Mitchell knows the stakes are high for her to prove herself before the fall election. She was one of the five top division chiefs to sign a letter asking Allister Adel to step down from her position as the state’s top prosecutor. Mitchell says they asked Adel to step down to focus on her sobriety. “We wanted to do what was ethically right. We wanted to be compassionate. But our duty ultimately was to the citizens of this community. And we felt like that was the thing that we had to do,” said Mitchell.

Mitchell said she is working hard after the office dropped nearly 200 criminal cases in March. Since the cases, which involved drunk driving, assault, and domestic violence, were not assigned within a year of the alleged crimes, they were dropped and can’t be prosecuted in the future. Adel released a statement on March 16 apologizing for the dropped cases and took full responsibility for the mistake.

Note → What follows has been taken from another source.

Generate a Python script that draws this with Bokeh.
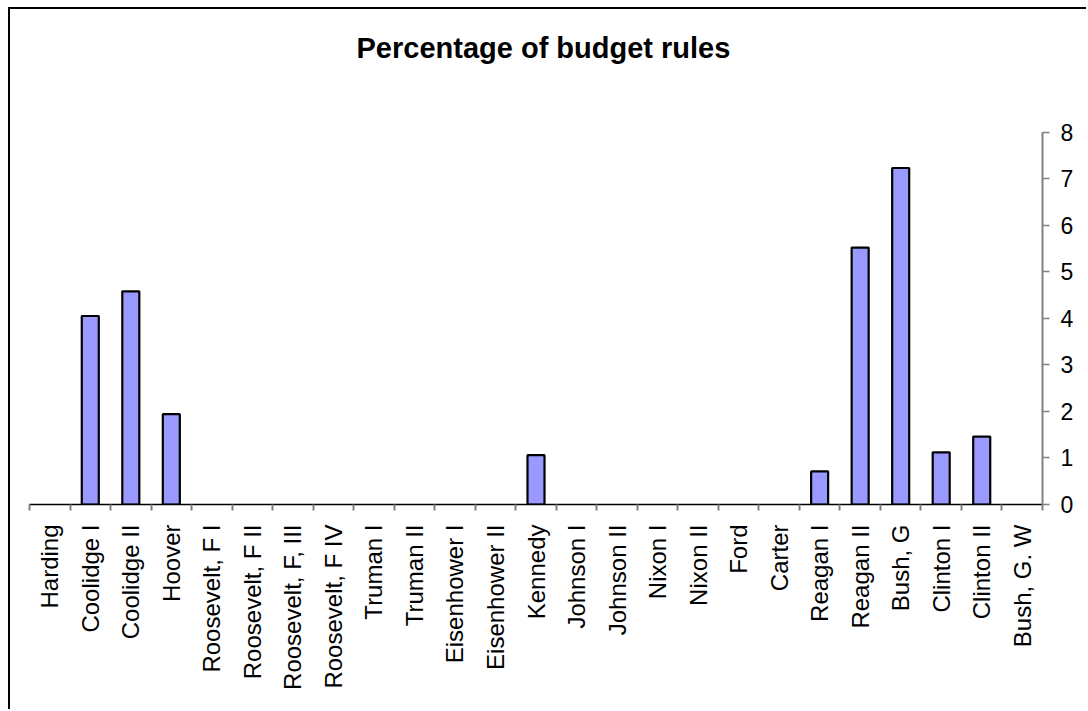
import math
from bokeh.plotting import figure
from bokeh.models import Range1d, FixedTicker, ColumnDataSource, Label
from bokeh.embed import file_html
from bokeh.resources import INLINE

categories = ["Harding", "Coolidge I", "Coolidge II", "Hoover", "Roosevelt, F I",
              "Roosevelt, F II", "Roosevelt, F, III", "Roosevelt, F IV", "Truman I",
              "Truman II", "Eisenhower I", "Eisenhower II", "Kennedy", "Johnson I",
              "Johnson II", "Nixon I", "Nixon II", "Ford", "Carter", "Reagan I",
              "Reagan II", "Bush, G", "Clinton I", "Clinton II", "Bush, G. W"]
values = [0, 4.05, 4.58, 1.94, 0, 0, 0, 0, 0, 0, 0, 0, 1.06, 0, 0, 0, 0, 0, 0,
          0.71, 5.52, 7.23, 1.12, 1.46, 0]
y_ticks = [0, 1, 2, 3, 4, 5, 6, 7, 8]
title_text = "Percentage of budget rules"

FONT = "Liberation Sans"
n = len(categories)
centers = [i + 0.5 for i in range(n)]
bounds = list(range(n + 1))

src = ColumnDataSource(dict(
    x=[c for c, v in zip(centers, values) if v > 0],
    top=[v for v in values if v > 0],
))

# the frame extends above the axis top so the title can sit inside it
p = figure(width=1078, height=702,
           x_range=Range1d(0, n), y_range=Range1d(y_ticks[0], 10.42),
           output_backend="svg", toolbar_location=None,
           y_axis_location="right",
           min_border_left=19, min_border_right=46,
           min_border_top=10, min_border_bottom=207)
p.styles = {"margin-left": "8px", "margin-top": "7px",
            "border-left": "2px solid black", "border-top": "2px solid black"}

p.vbar(x="x", top="top", width=0.42, source=src,
       fill_color="#9999FF", line_color="black", line_width=2.2)

p.grid.visible = False
p.outline_line_color = None
p.background_fill_color = "white"
p.border_fill_color = "white"

# title (screen-positioned label, relative to the plot frame)
p.add_layout(Label(x=327, y=457, x_units="screen", y_units="screen",
                   text=title_text, text_font=FONT, text_font_style="bold",
                   text_font_size="29px", text_color="black",
                   text_align="left", text_baseline="alphabetic"))

# x axis
xa = p.xaxis[0]
xa.ticker = FixedTicker(ticks=centers, minor_ticks=bounds)
xa.major_label_overrides = {c: lab for c, lab in zip(centers, categories)}
xa.major_label_orientation = math.pi / 2
xa.major_label_text_font = FONT
xa.major_label_text_font_size = "24px"
xa.major_label_text_color = "black"
xa.major_label_standoff = 14
xa.major_tick_out = 0
xa.major_tick_in = 0
xa.minor_tick_out = 6
xa.minor_tick_in = 0
xa.minor_tick_line_color = "#808080"
xa.minor_tick_line_width = 2
xa.axis_line_color = "black"
xa.axis_line_width = 1.5

# y axis (right)
ya = p.yaxis[0]
ya.ticker = FixedTicker(ticks=y_ticks)
ya.bounds = (y_ticks[0], y_ticks[-1])
ya.major_label_text_font = FONT
ya.major_label_text_font_size = "23px"
ya.major_label_text_color = "black"
ya.major_label_standoff = 11
ya.major_tick_out = 7
ya.major_tick_in = 0
ya.minor_tick_line_color = None
ya.major_tick_line_color = "#808080"
ya.major_tick_line_width = 1.5
ya.axis_line_color = "#808080"
ya.axis_line_width = 2

open("out.html", "w").write(file_html(p, INLINE))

A few days later, Adel announced she would be resigning. “It’s just unacceptable that that happened,” said Mitchell.

Currently, the attorney’s office is still under investigation by the Attorney General’s Office. Mitchell is also answering to the Department of Justice after the office filed gang charges against protestors picketing to stop police violence in Phoenix.

With staffing down 20%, Mitchell says getting senior oversight of the cases is crucial, and she’s working hard to recruit and fill open positions. “The prosecutors in this office are overwhelmed,” she said.

Mitchell hopes the public will look at her record and give her the chance to fulfill their trust before the August election. “If I quit today, I could look back at my career with my head held high and say I’ve accomplished a lot for a lot of people. And people need to understand what a great place this is to work. But they need to have the faith to understand that,” she said.

Just over a week ago, the board interviewed all three Republican candidates, including Anni Foster and Gina Godbehere before choosing Mitchell. Foster recently announced she would be dropping out of the race for county attorney but says she fully backs Mitchell. The GOP primary winner will move on to likely face Julie Gunnigle, the only Democratic candidate on the ballot in the August primary election.